▶ [Information supplied]

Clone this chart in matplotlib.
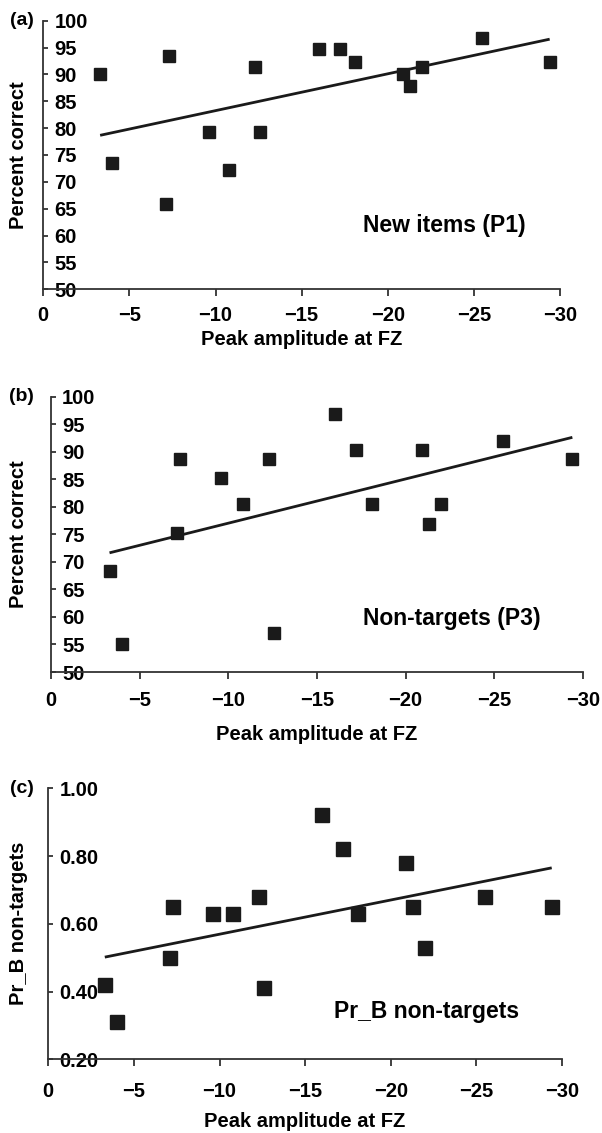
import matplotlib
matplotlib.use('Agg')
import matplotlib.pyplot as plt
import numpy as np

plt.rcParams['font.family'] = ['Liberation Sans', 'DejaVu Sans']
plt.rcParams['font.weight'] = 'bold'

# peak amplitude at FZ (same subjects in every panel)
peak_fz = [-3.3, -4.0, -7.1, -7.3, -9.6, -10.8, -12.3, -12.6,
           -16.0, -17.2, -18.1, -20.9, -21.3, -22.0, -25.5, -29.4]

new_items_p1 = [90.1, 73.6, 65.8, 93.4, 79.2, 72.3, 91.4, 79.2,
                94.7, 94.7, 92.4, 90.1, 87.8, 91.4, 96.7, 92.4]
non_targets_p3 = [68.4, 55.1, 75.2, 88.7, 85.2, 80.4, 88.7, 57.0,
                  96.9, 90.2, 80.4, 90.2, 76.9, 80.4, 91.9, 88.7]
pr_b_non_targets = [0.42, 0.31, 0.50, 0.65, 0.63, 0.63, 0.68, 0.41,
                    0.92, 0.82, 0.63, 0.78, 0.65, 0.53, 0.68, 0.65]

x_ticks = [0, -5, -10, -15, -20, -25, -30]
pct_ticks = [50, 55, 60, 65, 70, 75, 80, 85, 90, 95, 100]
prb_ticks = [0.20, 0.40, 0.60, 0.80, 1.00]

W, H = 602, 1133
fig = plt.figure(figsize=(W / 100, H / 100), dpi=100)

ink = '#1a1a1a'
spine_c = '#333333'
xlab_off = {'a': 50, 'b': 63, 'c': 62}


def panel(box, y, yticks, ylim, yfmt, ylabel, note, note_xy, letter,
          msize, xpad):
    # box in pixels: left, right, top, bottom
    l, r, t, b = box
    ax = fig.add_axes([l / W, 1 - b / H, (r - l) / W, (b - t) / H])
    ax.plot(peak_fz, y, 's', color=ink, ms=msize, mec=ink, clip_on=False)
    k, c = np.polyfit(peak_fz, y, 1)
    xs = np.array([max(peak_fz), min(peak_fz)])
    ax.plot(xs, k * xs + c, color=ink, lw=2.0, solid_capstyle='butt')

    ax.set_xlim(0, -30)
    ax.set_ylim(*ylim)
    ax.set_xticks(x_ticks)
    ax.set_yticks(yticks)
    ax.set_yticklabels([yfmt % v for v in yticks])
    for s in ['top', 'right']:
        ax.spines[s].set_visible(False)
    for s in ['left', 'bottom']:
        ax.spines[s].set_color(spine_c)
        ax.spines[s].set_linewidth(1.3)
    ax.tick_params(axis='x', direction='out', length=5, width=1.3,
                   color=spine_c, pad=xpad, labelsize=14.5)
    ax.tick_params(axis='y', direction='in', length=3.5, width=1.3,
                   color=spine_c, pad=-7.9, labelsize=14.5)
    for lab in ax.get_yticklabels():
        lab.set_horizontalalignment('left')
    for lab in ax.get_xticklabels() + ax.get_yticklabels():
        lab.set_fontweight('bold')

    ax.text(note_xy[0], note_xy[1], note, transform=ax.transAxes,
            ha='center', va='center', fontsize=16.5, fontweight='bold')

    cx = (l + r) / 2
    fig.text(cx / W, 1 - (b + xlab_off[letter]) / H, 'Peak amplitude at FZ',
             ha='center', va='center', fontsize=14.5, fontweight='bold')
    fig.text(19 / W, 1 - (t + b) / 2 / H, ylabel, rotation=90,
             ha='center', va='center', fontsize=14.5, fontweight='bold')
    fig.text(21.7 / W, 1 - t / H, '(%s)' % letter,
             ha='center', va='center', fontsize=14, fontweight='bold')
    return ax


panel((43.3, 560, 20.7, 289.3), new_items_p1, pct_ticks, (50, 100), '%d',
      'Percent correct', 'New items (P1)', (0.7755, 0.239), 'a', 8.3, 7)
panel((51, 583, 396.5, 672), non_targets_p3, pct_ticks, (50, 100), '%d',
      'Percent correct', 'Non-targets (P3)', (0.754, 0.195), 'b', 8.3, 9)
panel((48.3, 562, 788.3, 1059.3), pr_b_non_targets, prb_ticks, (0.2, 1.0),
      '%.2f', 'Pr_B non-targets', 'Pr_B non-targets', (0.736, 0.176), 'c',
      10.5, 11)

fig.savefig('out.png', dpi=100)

▶ [Your goal] Leave out all pictures, then copy the remaining material exactly.

▶ [Response to this exercise]
Clone this chart in matplotlib.
import matplotlib
matplotlib.use('Agg')
import matplotlib.pyplot as plt
import numpy as np

plt.rcParams['font.family'] = ['Liberation Sans', 'DejaVu Sans']
plt.rcParams['font.weight'] = 'bold'

# peak amplitude at FZ (same subjects in every panel)
peak_fz = [-3.3, -4.0, -7.1, -7.3, -9.6, -10.8, -12.3, -12.6,
           -16.0, -17.2, -18.1, -20.9, -21.3, -22.0, -25.5, -29.4]

new_items_p1 = [90.1, 73.6, 65.8, 93.4, 79.2, 72.3, 91.4, 79.2,
                94.7, 94.7, 92.4, 90.1, 87.8, 91.4, 96.7, 92.4]
non_targets_p3 = [68.4, 55.1, 75.2, 88.7, 85.2, 80.4, 88.7, 57.0,
                  96.9, 90.2, 80.4, 90.2, 76.9, 80.4, 91.9, 88.7]
pr_b_non_targets = [0.42, 0.31, 0.50, 0.65, 0.63, 0.63, 0.68, 0.41,
                    0.92, 0.82, 0.63, 0.78, 0.65, 0.53, 0.68, 0.65]

x_ticks = [0, -5, -10, -15, -20, -25, -30]
pct_ticks = [50, 55, 60, 65, 70, 75, 80, 85, 90, 95, 100]
prb_ticks = [0.20, 0.40, 0.60, 0.80, 1.00]

W, H = 602, 1133
fig = plt.figure(figsize=(W / 100, H / 100), dpi=100)

ink = '#1a1a1a'
spine_c = '#333333'
xlab_off = {'a': 50, 'b': 63, 'c': 62}


def panel(box, y, yticks, ylim, yfmt, ylabel, note, note_xy, letter,
          msize, xpad):
    # box in pixels: left, right, top, bottom
    l, r, t, b = box
    ax = fig.add_axes([l / W, 1 - b / H, (r - l) / W, (b - t) / H])
    ax.plot(peak_fz, y, 's', color=ink, ms=msize, mec=ink, clip_on=False)
    k, c = np.polyfit(peak_fz, y, 1)
    xs = np.array([max(peak_fz), min(peak_fz)])
    ax.plot(xs, k * xs + c, color=ink, lw=2.0, solid_capstyle='butt')

    ax.set_xlim(0, -30)
    ax.set_ylim(*ylim)
    ax.set_xticks(x_ticks)
    ax.set_yticks(yticks)
    ax.set_yticklabels([yfmt % v for v in yticks])
    for s in ['top', 'right']:
        ax.spines[s].set_visible(False)
    for s in ['left', 'bottom']:
        ax.spines[s].set_color(spine_c)
        ax.spines[s].set_linewidth(1.3)
    ax.tick_params(axis='x', direction='out', length=5, width=1.3,
                   color=spine_c, pad=xpad, labelsize=14.5)
    ax.tick_params(axis='y', direction='in', length=3.5, width=1.3,
                   color=spine_c, pad=-7.9, labelsize=14.5)
    for lab in ax.get_yticklabels():
        lab.set_horizontalalignment('left')
    for lab in ax.get_xticklabels() + ax.get_yticklabels():
        lab.set_fontweight('bold')

    ax.text(note_xy[0], note_xy[1], note, transform=ax.transAxes,
            ha='center', va='center', fontsize=16.5, fontweight='bold')

    cx = (l + r) / 2
    fig.text(cx / W, 1 - (b + xlab_off[letter]) / H, 'Peak amplitude at FZ',
             ha='center', va='center', fontsize=14.5, fontweight='bold')
    fig.text(19 / W, 1 - (t + b) / 2 / H, ylabel, rotation=90,
             ha='center', va='center', fontsize=14.5, fontweight='bold')
    fig.text(21.7 / W, 1 - t / H, '(%s)' % letter,
             ha='center', va='center', fontsize=14, fontweight='bold')
    return ax


panel((43.3, 560, 20.7, 289.3), new_items_p1, pct_ticks, (50, 100), '%d',
      'Percent correct', 'New items (P1)', (0.7755, 0.239), 'a', 8.3, 7)
panel((51, 583, 396.5, 672), non_targets_p3, pct_ticks, (50, 100), '%d',
      'Percent correct', 'Non-targets (P3)', (0.754, 0.195), 'b', 8.3, 9)
panel((48.3, 562, 788.3, 1059.3), pr_b_non_targets, prb_ticks, (0.2, 1.0),
      '%.2f', 'Pr_B non-targets', 'Pr_B non-targets', (0.736, 0.176), 'c',
      10.5, 11)

fig.savefig('out.png', dpi=100)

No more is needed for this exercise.